Glen Loma Group asks GUSD to pay $14.4 million for land they
purchased for $3 million
By Kelly Savio and Serdar Tumgoren Staff Writers
Gilroy – Developers behind the biggest housing project in Gilroy history are asking the school district to buy back land for an elementary school in their development for $14.4 million – five times the price the developers paid for the land a few years ago.
In February 2002, the Gilroy Unified School District sold 10 acres at the end of W. Luchessa Avenue for about $3 million to Glen Loma Group, a development company planning to build 1,700 homes on 360 acres in southwest Gilroy.
Just three years later, GUSD decided that it made more sense to build an elementary school in southwest Gilroy. The price of redeveloping a school in north Gilroy was prohibitive, explained GUSD Assistant Superintendent Steve Brinkman, and the southwest clearly was going to need a new elementary school to serve the new homes rising in the next decade.
The 100-plus members of the Filice family who are equity partners in Glen Loma considered a district request to donate the land, but the idea fizzled because the partners couldn’t agree on the matter, according to Brinkman.
Following a series of lower appraisals, the school district last month offered $4 million for the land, where a new elementary school has already started to rise.
The Filice family countered with a demand for five times that amount.
“Glen Loma appraised the land at its highest and best use,” Brinkman explained. “They’re appraising it as urban development, as if they’re going to put houses on it immediately.”
The school district based its appraisal on the land uses allowed in August 2005, when a court allowed them to take legal possession of the property. At that time, the land was zoned for use as a public facility, Brinkman said, as outlined in preliminary drafts of plans for the 360-acre development slated for southwest Gilroy. Planning for Glen Loma began in the late ’90s and went through a number of revisions before final approval in Nov. 2005.
“In every version there was an elementary school and a middle school,” Brinkman said. “It always said where. The only time it left it in doubt was in the final version where there were four sites for an elementary school.”
The district will meet with developers Wednesday at a settlement hearing in a last-ditch effort to agree on a purchase price. If no agreement is made, the game of tug-of-war will end up in a San Jose courtroom where a jury will decide the final price.
Tim Filice, the project representative for Glen Loma, declined to comment since the matter is in litigation.

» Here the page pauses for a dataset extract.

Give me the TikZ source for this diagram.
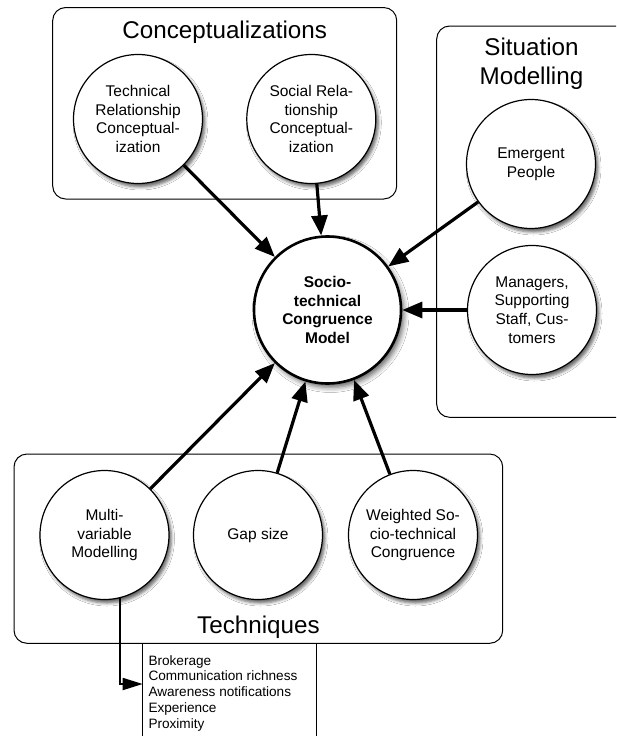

Denise Apuzzo, a newly elected member of the GUSD board of directors, said she didn’t know all the details of the matter, but said it sounded like “a huge assumption on the part of Glen Loma to think that they definitely would be developing homes on that land.”
As a Realtor, Apuzzo is familiar with fluctuating land values, but she said the Glen Loma developers could have done a better job of working with the school district.
“Glen Loma is doing a huge project in the city and I think they need to have some buy-in from the community and some good-will from the people of Gilroy Unified who will live in that development,” she said. “For me, a good partner in the community would want to work with the school district and be as accommodating as they could.”
The school district plans to offer an olive branch by slightly raising its offer for the land, though that figure will not be disclosed until the settlement conference. A new offer is not required and it remains to be seen if the Filice family will budge on their price.
The outcome of the legal process could determine how much money remains for the new Christopher High School in northwest Gilroy. The more the school district has to pay for the elementary school, the less money it will have for the high school, estimated to cost $110 million. At the moment, the school district is $12 million shy the money it needs for the project.
“Either you find more money or you do something to scale back,” Brinkman said.
Even if GUSD wins in court, it will lose money on the elementary school because of Glen Loma’s repeated delays in construction. Typically, developers pay “impact fees” on a per-square-foot basis as they pull construction permits. Under the current fee structure, Brinkman predicted the Glen Loma project would have provided roughly $10 million in impact fees – half the cost of the elementary school, excluding land costs.
“It’s very likely we won’t get any impact fees until after the school is finished because (the Filices) haven’t broken ground yet,” Brinkman said. “We were anticipating them breaking ground in the summer of 2006, so we started building the school to be prepared. At the rate we’re going, the school will be finished before any houses are completed.”
The new school, slated to open in fall 2007, sits on 8.93 acres at the end W. Luchessa. Two buildings have already been built and a third is being framed. The school district plans to apply for $30 million from Proposition 1D, a ballot measure passed Tuesday by voters. Brinkman said at least part of any money received will likely go toward the new school.
The Glen Loma project will transform 354 acres between Santa Teresa Boulevard and Uvas Creek into a miniature city, complete with 1,693 homes, a new fire station, a park, walking trails and a new elementary school.